◆ **The records**:
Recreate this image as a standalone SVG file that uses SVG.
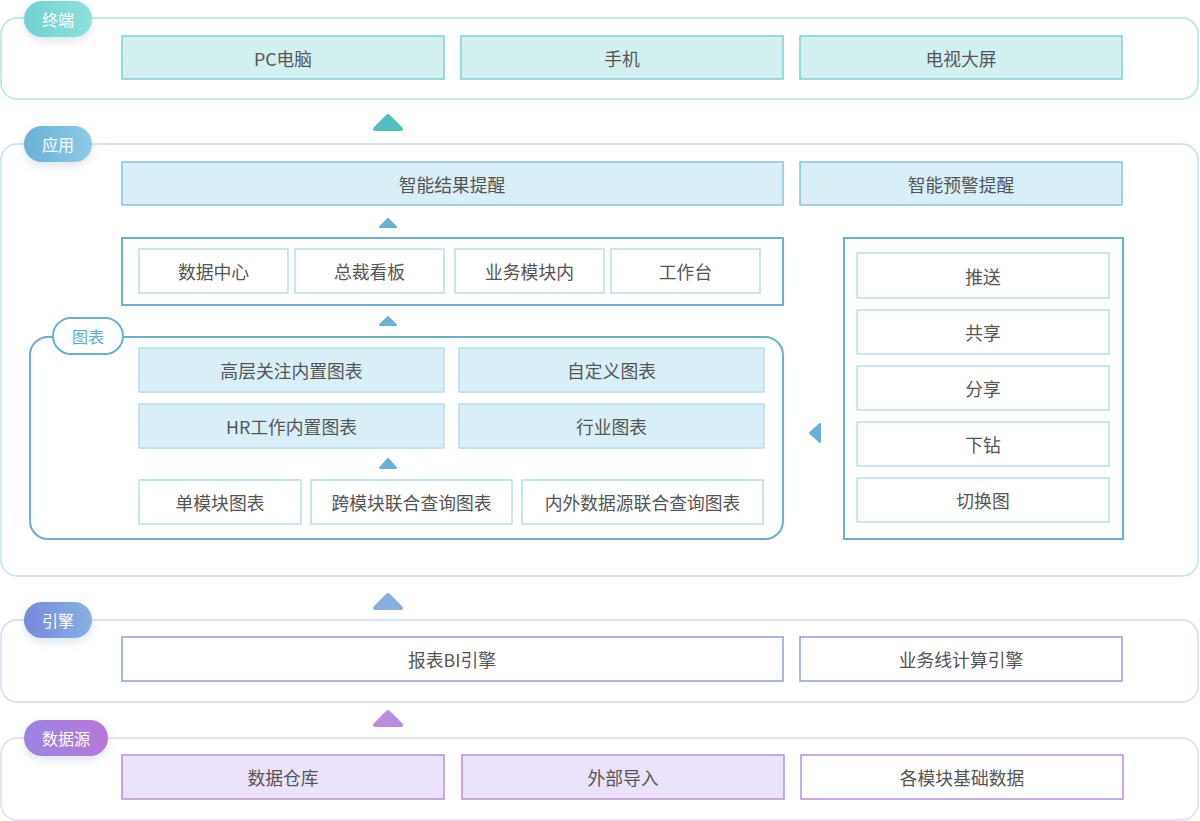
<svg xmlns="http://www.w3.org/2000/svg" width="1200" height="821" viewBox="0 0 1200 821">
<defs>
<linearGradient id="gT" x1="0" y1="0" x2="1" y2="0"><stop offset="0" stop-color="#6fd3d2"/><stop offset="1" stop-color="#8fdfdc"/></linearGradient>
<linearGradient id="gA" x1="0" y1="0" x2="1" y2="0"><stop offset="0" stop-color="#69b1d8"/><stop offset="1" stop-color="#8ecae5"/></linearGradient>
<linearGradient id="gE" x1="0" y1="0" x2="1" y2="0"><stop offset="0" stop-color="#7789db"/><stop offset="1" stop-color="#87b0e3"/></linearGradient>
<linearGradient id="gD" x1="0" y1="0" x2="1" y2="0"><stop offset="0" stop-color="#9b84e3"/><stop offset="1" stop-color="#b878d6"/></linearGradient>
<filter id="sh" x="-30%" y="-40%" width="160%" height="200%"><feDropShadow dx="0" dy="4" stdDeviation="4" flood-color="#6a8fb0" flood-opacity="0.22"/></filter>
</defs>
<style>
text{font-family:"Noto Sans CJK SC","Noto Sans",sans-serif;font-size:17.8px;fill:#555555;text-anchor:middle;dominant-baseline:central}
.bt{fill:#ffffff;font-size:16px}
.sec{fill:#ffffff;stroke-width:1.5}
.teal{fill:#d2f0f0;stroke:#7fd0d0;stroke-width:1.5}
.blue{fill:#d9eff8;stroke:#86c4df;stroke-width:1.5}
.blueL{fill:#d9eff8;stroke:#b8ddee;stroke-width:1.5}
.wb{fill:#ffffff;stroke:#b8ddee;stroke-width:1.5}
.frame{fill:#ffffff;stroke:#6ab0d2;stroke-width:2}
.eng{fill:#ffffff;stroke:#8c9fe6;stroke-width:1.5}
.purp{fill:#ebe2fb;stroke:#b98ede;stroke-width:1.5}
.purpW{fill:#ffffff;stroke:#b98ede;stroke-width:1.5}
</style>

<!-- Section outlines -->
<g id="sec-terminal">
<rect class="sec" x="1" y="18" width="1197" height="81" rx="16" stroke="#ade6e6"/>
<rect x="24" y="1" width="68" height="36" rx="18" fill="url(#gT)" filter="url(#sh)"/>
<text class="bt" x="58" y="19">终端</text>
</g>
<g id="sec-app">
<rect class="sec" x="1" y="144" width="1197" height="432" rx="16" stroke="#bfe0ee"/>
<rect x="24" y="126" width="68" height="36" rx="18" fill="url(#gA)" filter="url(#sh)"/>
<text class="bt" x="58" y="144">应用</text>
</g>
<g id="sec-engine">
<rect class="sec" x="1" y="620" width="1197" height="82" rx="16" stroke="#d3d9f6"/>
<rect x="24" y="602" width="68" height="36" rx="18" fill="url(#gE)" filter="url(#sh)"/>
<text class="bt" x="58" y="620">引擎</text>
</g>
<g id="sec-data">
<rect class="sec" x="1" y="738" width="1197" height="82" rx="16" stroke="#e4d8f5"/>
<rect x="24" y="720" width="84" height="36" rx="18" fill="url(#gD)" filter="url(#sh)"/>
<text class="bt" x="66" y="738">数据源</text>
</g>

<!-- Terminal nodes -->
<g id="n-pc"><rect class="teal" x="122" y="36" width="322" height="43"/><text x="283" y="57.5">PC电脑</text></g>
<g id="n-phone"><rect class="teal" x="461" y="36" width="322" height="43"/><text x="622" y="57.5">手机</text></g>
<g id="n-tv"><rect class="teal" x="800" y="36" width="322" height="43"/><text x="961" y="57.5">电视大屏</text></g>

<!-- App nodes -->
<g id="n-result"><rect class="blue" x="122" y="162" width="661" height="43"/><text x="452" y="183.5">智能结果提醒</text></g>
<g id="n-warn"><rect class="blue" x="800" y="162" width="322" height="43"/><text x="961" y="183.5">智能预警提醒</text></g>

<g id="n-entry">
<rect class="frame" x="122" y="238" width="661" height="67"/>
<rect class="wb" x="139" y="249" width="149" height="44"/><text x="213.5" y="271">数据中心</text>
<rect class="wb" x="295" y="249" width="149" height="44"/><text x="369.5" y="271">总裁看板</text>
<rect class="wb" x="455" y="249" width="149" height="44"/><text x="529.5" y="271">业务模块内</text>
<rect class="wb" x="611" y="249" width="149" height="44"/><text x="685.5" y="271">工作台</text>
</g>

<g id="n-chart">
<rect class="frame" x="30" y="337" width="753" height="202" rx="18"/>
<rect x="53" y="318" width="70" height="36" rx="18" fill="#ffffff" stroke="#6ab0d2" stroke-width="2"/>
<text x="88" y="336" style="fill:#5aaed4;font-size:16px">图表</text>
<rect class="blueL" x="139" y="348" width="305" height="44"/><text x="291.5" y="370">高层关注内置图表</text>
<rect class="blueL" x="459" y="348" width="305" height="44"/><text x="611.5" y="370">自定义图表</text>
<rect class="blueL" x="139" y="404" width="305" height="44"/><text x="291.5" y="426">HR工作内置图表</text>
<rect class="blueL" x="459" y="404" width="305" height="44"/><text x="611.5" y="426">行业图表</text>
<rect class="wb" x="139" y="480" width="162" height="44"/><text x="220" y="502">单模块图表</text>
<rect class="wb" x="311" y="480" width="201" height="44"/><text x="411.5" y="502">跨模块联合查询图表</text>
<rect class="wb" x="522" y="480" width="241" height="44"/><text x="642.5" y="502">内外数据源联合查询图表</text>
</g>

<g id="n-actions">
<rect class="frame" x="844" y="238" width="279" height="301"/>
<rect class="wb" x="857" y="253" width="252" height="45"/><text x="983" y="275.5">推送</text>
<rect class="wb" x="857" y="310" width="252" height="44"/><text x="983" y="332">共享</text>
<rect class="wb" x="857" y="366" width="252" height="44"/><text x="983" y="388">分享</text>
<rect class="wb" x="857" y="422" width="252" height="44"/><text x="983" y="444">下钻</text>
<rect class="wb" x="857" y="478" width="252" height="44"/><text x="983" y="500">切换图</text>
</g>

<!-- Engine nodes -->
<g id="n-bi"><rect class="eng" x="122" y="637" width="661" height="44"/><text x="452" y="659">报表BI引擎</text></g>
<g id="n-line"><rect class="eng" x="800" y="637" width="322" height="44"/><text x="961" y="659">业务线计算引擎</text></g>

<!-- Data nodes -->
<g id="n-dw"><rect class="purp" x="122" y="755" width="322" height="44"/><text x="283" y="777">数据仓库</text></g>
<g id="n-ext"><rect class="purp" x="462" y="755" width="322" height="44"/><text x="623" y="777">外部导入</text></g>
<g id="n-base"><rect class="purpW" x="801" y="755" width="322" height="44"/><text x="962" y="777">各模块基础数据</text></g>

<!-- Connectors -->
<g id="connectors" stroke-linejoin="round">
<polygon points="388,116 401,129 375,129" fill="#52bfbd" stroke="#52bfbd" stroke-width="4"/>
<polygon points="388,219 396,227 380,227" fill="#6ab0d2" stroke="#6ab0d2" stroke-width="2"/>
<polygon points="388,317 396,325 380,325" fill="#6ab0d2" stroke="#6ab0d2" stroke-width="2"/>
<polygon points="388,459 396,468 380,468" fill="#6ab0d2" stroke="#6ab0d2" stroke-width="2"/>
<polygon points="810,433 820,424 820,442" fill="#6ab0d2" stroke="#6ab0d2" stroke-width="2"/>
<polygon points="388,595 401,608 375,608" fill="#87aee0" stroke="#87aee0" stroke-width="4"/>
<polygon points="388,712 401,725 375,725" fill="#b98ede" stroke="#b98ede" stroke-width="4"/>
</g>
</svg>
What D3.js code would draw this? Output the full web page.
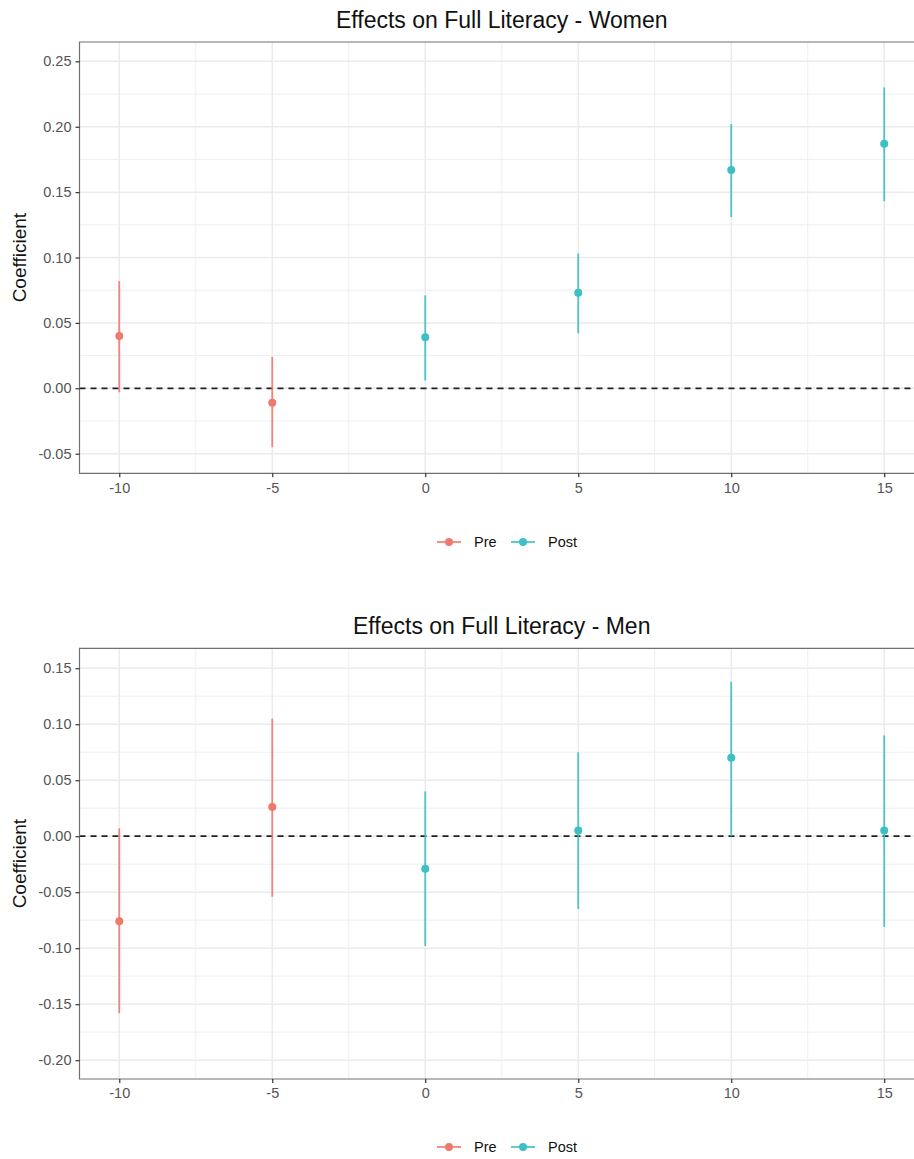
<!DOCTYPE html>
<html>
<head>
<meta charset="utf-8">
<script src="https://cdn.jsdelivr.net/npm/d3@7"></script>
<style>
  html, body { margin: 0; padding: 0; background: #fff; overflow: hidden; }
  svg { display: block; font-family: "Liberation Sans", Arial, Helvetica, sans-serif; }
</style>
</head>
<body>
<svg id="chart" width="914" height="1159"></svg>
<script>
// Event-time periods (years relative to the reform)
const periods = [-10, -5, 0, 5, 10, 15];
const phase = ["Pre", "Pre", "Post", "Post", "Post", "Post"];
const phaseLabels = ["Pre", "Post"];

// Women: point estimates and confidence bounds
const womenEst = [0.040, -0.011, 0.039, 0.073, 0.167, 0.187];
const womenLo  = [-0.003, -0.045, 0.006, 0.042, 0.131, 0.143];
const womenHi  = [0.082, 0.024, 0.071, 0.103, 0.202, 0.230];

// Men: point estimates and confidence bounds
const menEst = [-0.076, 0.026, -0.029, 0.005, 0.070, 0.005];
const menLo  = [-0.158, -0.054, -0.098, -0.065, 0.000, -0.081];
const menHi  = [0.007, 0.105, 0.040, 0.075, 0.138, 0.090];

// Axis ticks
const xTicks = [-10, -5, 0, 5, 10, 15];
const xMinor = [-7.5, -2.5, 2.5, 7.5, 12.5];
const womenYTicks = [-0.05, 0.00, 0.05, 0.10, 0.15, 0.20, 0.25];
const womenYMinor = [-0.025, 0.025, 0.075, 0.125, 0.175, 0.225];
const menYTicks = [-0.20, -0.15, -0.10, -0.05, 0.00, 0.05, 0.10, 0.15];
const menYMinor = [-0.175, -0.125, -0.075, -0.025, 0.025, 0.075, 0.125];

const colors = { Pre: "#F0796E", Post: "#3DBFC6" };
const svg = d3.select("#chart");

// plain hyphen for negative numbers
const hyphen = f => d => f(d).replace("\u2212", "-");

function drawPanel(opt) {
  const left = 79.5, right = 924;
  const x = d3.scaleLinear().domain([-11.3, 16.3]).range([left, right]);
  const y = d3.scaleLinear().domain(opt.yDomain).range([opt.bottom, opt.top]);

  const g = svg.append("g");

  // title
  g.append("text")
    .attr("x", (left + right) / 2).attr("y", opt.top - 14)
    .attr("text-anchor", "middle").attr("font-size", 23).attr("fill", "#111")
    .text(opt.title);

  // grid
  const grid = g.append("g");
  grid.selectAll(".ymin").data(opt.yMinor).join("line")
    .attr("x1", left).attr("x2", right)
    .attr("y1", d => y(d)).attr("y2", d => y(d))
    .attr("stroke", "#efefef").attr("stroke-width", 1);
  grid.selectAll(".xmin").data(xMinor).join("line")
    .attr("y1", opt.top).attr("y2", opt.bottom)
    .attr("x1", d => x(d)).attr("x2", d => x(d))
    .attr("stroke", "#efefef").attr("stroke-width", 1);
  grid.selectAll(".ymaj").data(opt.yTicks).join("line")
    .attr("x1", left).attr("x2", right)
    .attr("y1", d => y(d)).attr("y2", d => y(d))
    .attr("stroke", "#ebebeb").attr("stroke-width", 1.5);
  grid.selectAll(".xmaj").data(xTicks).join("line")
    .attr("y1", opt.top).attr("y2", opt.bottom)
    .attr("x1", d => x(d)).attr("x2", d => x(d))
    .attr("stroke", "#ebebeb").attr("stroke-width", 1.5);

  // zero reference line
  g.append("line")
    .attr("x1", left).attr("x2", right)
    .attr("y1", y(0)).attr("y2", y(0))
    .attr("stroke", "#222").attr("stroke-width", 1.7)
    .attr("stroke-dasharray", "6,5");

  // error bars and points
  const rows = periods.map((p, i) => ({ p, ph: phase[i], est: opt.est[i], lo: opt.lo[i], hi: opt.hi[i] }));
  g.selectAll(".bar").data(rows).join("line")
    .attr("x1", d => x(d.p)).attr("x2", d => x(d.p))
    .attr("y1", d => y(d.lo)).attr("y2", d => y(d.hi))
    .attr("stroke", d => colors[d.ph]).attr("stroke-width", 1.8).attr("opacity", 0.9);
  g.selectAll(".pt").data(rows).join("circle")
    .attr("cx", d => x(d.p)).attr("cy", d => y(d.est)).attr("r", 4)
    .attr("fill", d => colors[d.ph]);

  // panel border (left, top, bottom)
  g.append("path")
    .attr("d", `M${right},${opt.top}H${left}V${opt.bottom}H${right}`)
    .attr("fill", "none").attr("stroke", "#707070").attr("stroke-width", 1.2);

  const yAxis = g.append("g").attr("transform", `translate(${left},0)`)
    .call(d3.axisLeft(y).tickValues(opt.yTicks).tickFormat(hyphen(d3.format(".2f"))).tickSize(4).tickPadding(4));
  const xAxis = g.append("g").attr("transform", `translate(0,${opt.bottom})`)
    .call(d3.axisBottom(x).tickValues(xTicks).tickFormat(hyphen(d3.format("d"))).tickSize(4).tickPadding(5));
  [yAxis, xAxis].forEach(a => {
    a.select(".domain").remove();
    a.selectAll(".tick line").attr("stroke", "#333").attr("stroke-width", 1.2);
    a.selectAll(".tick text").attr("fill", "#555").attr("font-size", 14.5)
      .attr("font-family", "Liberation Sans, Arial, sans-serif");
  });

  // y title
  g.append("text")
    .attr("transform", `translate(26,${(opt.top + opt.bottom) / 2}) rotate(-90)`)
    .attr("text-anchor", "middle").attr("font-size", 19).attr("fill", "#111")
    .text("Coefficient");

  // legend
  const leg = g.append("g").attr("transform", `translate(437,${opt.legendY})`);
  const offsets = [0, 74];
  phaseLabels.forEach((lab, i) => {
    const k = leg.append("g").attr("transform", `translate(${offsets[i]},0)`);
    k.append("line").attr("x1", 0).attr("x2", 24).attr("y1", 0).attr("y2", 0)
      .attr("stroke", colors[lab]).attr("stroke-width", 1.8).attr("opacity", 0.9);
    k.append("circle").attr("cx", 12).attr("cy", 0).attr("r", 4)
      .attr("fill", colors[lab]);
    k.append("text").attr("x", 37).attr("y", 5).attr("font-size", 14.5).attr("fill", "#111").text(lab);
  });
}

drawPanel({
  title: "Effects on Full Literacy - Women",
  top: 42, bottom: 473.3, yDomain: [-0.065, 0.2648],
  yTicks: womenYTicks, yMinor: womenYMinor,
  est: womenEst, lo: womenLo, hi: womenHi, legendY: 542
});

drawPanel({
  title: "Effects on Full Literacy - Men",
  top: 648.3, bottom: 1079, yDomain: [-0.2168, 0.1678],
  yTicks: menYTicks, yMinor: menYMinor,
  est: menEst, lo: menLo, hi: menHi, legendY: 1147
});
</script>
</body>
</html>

◆ **Task requirements**: Work out how many lines in the entries hold the string "this". Your answer should consist solely of that number.

◆ **Exercise result**: 2